**PROBLEM TO SOLVE**
Reproduce the data below in full and exclude every picture.

**DATA SHOWN**

- - -

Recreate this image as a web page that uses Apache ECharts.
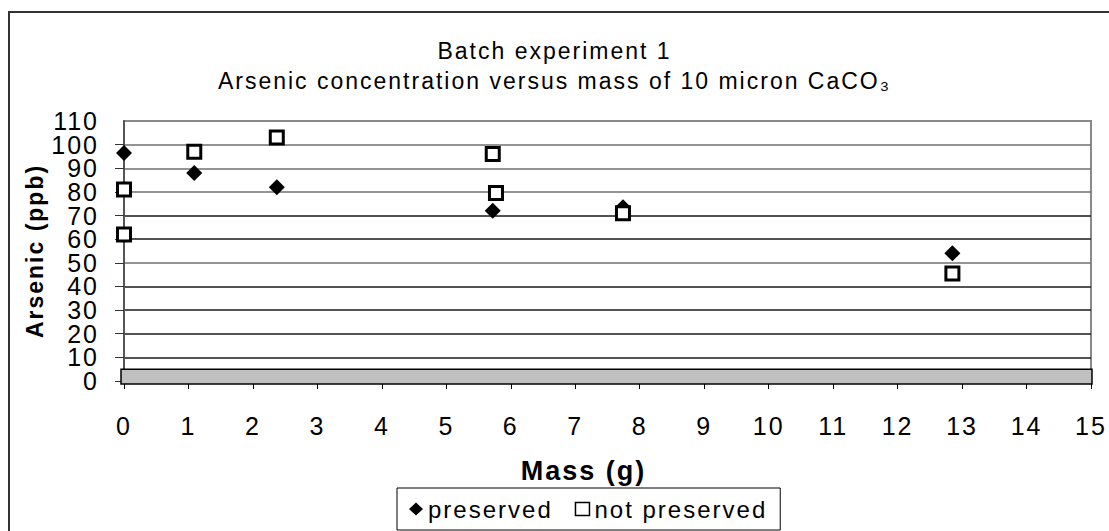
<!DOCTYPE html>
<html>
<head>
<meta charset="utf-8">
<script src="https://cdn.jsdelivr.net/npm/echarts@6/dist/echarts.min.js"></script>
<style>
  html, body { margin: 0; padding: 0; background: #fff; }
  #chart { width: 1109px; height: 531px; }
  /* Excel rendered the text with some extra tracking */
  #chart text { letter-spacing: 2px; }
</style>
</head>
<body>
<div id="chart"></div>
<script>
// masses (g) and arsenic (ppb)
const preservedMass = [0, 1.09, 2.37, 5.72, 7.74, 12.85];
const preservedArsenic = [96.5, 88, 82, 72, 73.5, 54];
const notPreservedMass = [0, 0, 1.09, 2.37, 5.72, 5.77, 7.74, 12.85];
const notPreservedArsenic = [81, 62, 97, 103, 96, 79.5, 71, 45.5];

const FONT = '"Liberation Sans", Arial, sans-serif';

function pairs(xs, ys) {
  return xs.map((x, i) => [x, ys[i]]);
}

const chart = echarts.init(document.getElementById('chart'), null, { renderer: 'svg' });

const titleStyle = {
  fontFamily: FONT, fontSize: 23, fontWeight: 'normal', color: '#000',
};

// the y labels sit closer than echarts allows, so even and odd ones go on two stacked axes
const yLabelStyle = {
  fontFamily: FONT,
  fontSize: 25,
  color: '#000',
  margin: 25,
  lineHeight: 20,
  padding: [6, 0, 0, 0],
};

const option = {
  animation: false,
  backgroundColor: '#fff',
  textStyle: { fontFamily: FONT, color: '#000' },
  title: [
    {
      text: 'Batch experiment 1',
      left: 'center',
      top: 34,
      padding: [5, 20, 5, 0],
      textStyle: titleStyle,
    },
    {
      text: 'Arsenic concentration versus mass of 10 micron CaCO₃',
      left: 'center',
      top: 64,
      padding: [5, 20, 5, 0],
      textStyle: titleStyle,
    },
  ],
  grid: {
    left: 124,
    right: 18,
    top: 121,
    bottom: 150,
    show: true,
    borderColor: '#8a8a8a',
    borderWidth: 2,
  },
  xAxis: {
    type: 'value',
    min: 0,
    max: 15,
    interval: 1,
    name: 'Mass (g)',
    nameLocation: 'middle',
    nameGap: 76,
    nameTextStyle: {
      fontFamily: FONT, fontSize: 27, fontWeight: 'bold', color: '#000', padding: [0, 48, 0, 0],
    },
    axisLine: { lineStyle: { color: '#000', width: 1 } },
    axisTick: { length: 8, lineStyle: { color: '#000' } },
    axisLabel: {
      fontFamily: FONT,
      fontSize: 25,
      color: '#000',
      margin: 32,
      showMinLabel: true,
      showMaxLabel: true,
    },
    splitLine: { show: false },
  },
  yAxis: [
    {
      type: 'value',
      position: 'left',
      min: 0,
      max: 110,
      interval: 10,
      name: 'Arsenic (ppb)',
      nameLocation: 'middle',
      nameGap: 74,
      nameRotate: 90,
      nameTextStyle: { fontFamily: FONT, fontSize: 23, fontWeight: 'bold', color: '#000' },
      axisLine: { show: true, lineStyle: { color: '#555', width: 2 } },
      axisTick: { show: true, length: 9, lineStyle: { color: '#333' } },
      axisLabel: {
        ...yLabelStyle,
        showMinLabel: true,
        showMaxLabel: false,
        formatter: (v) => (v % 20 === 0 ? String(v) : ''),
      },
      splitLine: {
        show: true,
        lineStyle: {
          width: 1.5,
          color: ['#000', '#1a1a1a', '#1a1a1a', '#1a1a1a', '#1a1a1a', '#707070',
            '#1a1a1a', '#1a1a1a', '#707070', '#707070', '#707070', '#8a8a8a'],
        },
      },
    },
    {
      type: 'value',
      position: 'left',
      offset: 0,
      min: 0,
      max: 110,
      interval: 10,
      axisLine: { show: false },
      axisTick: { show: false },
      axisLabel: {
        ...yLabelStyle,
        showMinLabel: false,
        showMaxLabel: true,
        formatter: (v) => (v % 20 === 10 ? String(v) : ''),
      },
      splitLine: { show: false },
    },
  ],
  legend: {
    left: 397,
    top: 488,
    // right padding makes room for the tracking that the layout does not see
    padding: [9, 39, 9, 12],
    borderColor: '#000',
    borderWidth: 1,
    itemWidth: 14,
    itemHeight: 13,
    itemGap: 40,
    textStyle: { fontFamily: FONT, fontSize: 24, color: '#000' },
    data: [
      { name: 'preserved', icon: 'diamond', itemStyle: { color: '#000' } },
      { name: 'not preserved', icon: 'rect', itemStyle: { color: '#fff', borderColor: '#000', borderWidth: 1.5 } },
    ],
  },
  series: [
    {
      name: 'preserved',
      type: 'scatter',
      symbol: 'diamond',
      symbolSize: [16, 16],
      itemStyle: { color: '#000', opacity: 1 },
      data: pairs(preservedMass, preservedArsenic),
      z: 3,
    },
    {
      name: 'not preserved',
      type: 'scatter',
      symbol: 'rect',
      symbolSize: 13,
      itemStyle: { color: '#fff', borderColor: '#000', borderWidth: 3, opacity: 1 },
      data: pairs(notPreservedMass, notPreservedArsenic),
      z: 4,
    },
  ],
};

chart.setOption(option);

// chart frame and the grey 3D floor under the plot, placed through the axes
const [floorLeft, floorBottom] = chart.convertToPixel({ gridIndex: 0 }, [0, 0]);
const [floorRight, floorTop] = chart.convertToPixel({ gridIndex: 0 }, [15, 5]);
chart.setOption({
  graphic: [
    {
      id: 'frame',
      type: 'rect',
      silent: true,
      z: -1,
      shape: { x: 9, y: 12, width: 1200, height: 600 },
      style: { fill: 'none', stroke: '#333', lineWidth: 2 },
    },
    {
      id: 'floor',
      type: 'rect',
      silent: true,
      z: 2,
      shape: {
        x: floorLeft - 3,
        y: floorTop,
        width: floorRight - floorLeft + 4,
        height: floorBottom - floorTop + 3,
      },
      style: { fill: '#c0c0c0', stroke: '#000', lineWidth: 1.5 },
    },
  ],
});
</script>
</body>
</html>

- - -

**SOLUTION FOR THIS EXERCISE**
Recreate this image as a web page that uses Apache ECharts.
<!DOCTYPE html>
<html>
<head>
<meta charset="utf-8">
<script src="https://cdn.jsdelivr.net/npm/echarts@6/dist/echarts.min.js"></script>
<style>
  html, body { margin: 0; padding: 0; background: #fff; }
  #chart { width: 1109px; height: 531px; }
  /* Excel rendered the text with some extra tracking */
  #chart text { letter-spacing: 2px; }
</style>
</head>
<body>
<div id="chart"></div>
<script>
// masses (g) and arsenic (ppb)
const preservedMass = [0, 1.09, 2.37, 5.72, 7.74, 12.85];
const preservedArsenic = [96.5, 88, 82, 72, 73.5, 54];
const notPreservedMass = [0, 0, 1.09, 2.37, 5.72, 5.77, 7.74, 12.85];
const notPreservedArsenic = [81, 62, 97, 103, 96, 79.5, 71, 45.5];

const FONT = '"Liberation Sans", Arial, sans-serif';

function pairs(xs, ys) {
  return xs.map((x, i) => [x, ys[i]]);
}

const chart = echarts.init(document.getElementById('chart'), null, { renderer: 'svg' });

const titleStyle = {
  fontFamily: FONT, fontSize: 23, fontWeight: 'normal', color: '#000',
};

// the y labels sit closer than echarts allows, so even and odd ones go on two stacked axes
const yLabelStyle = {
  fontFamily: FONT,
  fontSize: 25,
  color: '#000',
  margin: 25,
  lineHeight: 20,
  padding: [6, 0, 0, 0],
};

const option = {
  animation: false,
  backgroundColor: '#fff',
  textStyle: { fontFamily: FONT, color: '#000' },
  title: [
    {
      text: 'Batch experiment 1',
      left: 'center',
      top: 34,
      padding: [5, 20, 5, 0],
      textStyle: titleStyle,
    },
    {
      text: 'Arsenic concentration versus mass of 10 micron CaCO₃',
      left: 'center',
      top: 64,
      padding: [5, 20, 5, 0],
      textStyle: titleStyle,
    },
  ],
  grid: {
    left: 124,
    right: 18,
    top: 121,
    bottom: 150,
    show: true,
    borderColor: '#8a8a8a',
    borderWidth: 2,
  },
  xAxis: {
    type: 'value',
    min: 0,
    max: 15,
    interval: 1,
    name: 'Mass (g)',
    nameLocation: 'middle',
    nameGap: 76,
    nameTextStyle: {
      fontFamily: FONT, fontSize: 27, fontWeight: 'bold', color: '#000', padding: [0, 48, 0, 0],
    },
    axisLine: { lineStyle: { color: '#000', width: 1 } },
    axisTick: { length: 8, lineStyle: { color: '#000' } },
    axisLabel: {
      fontFamily: FONT,
      fontSize: 25,
      color: '#000',
      margin: 32,
      showMinLabel: true,
      showMaxLabel: true,
    },
    splitLine: { show: false },
  },
  yAxis: [
    {
      type: 'value',
      position: 'left',
      min: 0,
      max: 110,
      interval: 10,
      name: 'Arsenic (ppb)',
      nameLocation: 'middle',
      nameGap: 74,
      nameRotate: 90,
      nameTextStyle: { fontFamily: FONT, fontSize: 23, fontWeight: 'bold', color: '#000' },
      axisLine: { show: true, lineStyle: { color: '#555', width: 2 } },
      axisTick: { show: true, length: 9, lineStyle: { color: '#333' } },
      axisLabel: {
        ...yLabelStyle,
        showMinLabel: true,
        showMaxLabel: false,
        formatter: (v) => (v % 20 === 0 ? String(v) : ''),
      },
      splitLine: {
        show: true,
        lineStyle: {
          width: 1.5,
          color: ['#000', '#1a1a1a', '#1a1a1a', '#1a1a1a', '#1a1a1a', '#707070',
            '#1a1a1a', '#1a1a1a', '#707070', '#707070', '#707070', '#8a8a8a'],
        },
      },
    },
    {
      type: 'value',
      position: 'left',
      offset: 0,
      min: 0,
      max: 110,
      interval: 10,
      axisLine: { show: false },
      axisTick: { show: false },
      axisLabel: {
        ...yLabelStyle,
        showMinLabel: false,
        showMaxLabel: true,
        formatter: (v) => (v % 20 === 10 ? String(v) : ''),
      },
      splitLine: { show: false },
    },
  ],
  legend: {
    left: 397,
    top: 488,
    // right padding makes room for the tracking that the layout does not see
    padding: [9, 39, 9, 12],
    borderColor: '#000',
    borderWidth: 1,
    itemWidth: 14,
    itemHeight: 13,
    itemGap: 40,
    textStyle: { fontFamily: FONT, fontSize: 24, color: '#000' },
    data: [
      { name: 'preserved', icon: 'diamond', itemStyle: { color: '#000' } },
      { name: 'not preserved', icon: 'rect', itemStyle: { color: '#fff', borderColor: '#000', borderWidth: 1.5 } },
    ],
  },
  series: [
    {
      name: 'preserved',
      type: 'scatter',
      symbol: 'diamond',
      symbolSize: [16, 16],
      itemStyle: { color: '#000', opacity: 1 },
      data: pairs(preservedMass, preservedArsenic),
      z: 3,
    },
    {
      name: 'not preserved',
      type: 'scatter',
      symbol: 'rect',
      symbolSize: 13,
      itemStyle: { color: '#fff', borderColor: '#000', borderWidth: 3, opacity: 1 },
      data: pairs(notPreservedMass, notPreservedArsenic),
      z: 4,
    },
  ],
};

chart.setOption(option);

// chart frame and the grey 3D floor under the plot, placed through the axes
const [floorLeft, floorBottom] = chart.convertToPixel({ gridIndex: 0 }, [0, 0]);
const [floorRight, floorTop] = chart.convertToPixel({ gridIndex: 0 }, [15, 5]);
chart.setOption({
  graphic: [
    {
      id: 'frame',
      type: 'rect',
      silent: true,
      z: -1,
      shape: { x: 9, y: 12, width: 1200, height: 600 },
      style: { fill: 'none', stroke: '#333', lineWidth: 2 },
    },
    {
      id: 'floor',
      type: 'rect',
      silent: true,
      z: 2,
      shape: {
        x: floorLeft - 3,
        y: floorTop,
        width: floorRight - floorLeft + 4,
        height: floorBottom - floorTop + 3,
      },
      style: { fill: '#c0c0c0', stroke: '#000', lineWidth: 1.5 },
    },
  ],
});
</script>
</body>
</html>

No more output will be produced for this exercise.